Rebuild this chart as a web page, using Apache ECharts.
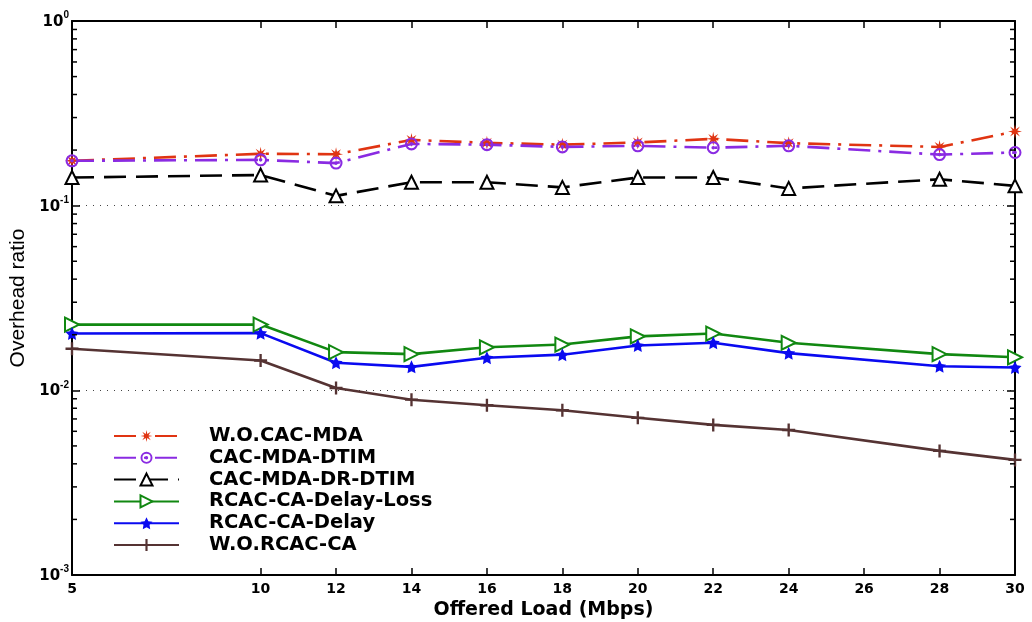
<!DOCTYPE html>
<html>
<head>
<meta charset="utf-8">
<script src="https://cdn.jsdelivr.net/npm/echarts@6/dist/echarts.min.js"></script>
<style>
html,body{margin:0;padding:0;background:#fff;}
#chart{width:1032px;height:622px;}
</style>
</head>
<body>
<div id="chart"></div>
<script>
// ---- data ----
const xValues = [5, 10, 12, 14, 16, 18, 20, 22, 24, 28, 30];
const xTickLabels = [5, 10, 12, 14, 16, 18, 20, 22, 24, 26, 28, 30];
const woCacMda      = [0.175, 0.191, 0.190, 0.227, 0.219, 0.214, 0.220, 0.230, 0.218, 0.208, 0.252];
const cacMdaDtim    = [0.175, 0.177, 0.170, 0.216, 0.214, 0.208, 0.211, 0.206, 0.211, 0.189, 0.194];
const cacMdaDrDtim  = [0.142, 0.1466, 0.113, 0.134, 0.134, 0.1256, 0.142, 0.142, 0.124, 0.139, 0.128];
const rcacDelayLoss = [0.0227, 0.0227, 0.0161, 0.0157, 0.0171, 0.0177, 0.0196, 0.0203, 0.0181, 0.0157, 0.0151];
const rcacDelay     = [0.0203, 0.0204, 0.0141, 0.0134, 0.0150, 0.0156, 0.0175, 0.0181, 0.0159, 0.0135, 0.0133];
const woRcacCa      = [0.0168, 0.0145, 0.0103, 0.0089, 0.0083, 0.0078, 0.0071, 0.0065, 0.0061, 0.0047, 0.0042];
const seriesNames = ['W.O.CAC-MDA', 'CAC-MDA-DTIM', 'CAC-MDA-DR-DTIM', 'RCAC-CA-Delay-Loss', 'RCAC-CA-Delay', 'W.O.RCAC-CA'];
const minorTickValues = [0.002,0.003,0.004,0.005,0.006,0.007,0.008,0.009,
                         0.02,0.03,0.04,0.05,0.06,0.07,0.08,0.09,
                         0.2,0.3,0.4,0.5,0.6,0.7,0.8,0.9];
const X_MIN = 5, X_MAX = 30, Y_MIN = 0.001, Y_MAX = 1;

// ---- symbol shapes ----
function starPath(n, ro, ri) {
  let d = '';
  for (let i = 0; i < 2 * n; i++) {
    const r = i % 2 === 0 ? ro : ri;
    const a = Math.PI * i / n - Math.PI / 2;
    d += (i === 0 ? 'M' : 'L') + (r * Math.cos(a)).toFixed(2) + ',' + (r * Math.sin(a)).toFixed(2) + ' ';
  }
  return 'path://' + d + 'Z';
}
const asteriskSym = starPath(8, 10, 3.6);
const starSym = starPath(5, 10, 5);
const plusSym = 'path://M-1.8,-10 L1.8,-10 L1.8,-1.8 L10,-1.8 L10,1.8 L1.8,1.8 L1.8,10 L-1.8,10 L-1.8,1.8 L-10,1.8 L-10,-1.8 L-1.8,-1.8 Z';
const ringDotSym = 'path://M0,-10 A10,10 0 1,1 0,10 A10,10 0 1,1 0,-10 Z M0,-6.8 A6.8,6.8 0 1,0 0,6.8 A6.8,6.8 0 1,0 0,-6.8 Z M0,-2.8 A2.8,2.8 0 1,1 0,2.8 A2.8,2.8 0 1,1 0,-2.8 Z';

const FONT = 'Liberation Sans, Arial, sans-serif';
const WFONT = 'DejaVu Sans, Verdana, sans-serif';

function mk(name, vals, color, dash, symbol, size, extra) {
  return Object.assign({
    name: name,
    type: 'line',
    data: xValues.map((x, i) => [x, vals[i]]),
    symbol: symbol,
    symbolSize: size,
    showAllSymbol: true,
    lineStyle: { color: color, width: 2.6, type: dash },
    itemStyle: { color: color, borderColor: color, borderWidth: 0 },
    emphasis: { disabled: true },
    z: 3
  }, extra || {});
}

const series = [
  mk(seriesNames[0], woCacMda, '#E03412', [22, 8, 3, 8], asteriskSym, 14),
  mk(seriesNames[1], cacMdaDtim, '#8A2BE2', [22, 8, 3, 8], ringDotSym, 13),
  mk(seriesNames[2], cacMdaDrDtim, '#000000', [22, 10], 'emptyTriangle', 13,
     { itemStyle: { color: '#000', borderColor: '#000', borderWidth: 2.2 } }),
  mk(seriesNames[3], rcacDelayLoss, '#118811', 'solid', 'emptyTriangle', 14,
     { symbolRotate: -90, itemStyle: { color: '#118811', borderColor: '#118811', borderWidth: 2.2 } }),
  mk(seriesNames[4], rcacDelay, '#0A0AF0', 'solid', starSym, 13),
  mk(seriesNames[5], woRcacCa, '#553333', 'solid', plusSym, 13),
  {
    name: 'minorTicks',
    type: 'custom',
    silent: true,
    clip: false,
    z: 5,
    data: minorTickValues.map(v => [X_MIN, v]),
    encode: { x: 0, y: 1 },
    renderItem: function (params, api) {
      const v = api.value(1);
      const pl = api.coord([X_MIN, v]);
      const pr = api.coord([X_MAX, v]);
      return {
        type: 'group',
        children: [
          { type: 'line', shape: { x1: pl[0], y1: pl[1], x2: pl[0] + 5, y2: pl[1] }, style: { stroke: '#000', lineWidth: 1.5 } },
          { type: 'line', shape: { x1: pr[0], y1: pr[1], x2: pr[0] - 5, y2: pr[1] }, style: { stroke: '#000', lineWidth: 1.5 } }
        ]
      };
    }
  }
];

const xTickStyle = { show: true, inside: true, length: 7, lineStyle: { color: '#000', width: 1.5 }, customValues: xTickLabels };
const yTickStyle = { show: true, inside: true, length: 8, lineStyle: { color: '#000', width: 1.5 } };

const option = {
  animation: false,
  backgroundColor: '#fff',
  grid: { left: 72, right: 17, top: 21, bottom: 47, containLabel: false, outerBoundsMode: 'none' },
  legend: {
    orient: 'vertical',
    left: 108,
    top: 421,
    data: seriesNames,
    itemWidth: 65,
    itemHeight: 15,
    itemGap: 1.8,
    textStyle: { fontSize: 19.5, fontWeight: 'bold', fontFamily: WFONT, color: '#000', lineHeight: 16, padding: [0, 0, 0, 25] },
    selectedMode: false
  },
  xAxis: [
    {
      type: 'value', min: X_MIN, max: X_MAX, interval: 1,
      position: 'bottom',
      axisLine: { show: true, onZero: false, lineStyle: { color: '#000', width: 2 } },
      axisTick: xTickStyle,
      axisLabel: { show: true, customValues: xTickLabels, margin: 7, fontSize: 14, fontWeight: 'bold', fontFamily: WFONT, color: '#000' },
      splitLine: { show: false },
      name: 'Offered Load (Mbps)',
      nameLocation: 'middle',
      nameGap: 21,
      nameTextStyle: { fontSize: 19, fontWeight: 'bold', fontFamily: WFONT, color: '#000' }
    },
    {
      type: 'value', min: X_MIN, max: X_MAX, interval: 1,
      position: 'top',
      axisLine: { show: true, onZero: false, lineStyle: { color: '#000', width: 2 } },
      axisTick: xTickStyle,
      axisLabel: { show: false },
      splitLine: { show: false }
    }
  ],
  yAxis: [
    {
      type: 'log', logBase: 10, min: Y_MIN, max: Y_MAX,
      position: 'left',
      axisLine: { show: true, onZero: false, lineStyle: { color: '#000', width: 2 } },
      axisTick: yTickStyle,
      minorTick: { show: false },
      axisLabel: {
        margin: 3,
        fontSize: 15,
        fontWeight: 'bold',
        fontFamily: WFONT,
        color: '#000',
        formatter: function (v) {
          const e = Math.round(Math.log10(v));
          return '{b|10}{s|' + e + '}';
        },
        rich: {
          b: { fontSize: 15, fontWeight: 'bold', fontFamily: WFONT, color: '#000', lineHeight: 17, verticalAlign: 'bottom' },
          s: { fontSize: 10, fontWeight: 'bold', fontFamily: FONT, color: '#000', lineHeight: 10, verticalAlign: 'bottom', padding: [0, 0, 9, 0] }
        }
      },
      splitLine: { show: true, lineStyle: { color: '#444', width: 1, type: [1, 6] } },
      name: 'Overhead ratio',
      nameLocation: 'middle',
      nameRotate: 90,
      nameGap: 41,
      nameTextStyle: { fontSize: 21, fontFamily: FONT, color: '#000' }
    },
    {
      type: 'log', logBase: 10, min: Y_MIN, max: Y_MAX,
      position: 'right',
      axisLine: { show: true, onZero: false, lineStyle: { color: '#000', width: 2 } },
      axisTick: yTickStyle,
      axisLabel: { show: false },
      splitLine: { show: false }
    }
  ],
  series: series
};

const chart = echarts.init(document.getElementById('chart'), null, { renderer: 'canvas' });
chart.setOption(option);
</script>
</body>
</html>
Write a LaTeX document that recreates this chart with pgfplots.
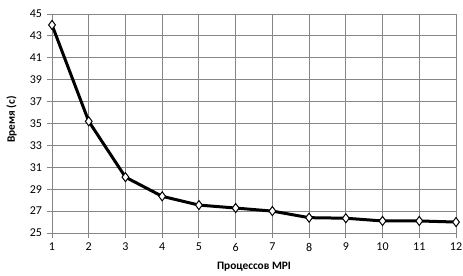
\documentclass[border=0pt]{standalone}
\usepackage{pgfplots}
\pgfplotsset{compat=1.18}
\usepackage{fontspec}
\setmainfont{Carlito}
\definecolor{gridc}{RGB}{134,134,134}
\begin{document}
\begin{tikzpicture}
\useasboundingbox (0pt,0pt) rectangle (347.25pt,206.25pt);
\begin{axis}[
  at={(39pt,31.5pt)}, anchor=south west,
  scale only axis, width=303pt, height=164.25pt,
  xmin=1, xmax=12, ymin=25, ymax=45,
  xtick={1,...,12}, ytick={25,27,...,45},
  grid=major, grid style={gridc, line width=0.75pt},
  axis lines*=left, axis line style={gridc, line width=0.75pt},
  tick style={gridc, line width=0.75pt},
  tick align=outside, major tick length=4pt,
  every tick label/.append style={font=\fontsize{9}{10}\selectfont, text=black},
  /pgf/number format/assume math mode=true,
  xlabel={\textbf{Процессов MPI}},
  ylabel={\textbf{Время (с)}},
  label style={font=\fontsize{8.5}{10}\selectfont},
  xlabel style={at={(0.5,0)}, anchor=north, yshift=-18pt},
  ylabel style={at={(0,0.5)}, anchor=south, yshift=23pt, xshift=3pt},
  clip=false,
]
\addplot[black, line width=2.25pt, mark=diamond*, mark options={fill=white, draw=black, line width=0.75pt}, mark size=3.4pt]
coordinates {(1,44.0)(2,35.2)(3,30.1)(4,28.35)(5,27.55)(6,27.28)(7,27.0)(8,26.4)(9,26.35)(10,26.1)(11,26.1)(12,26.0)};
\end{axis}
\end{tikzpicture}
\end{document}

**Instructions for the task:** Report all lines of the data above that include the string "this".

**Reply to the exercise:**
Rebuild this chart as a web page, using Apache ECharts.
Write a LaTeX document that recreates this chart with pgfplots.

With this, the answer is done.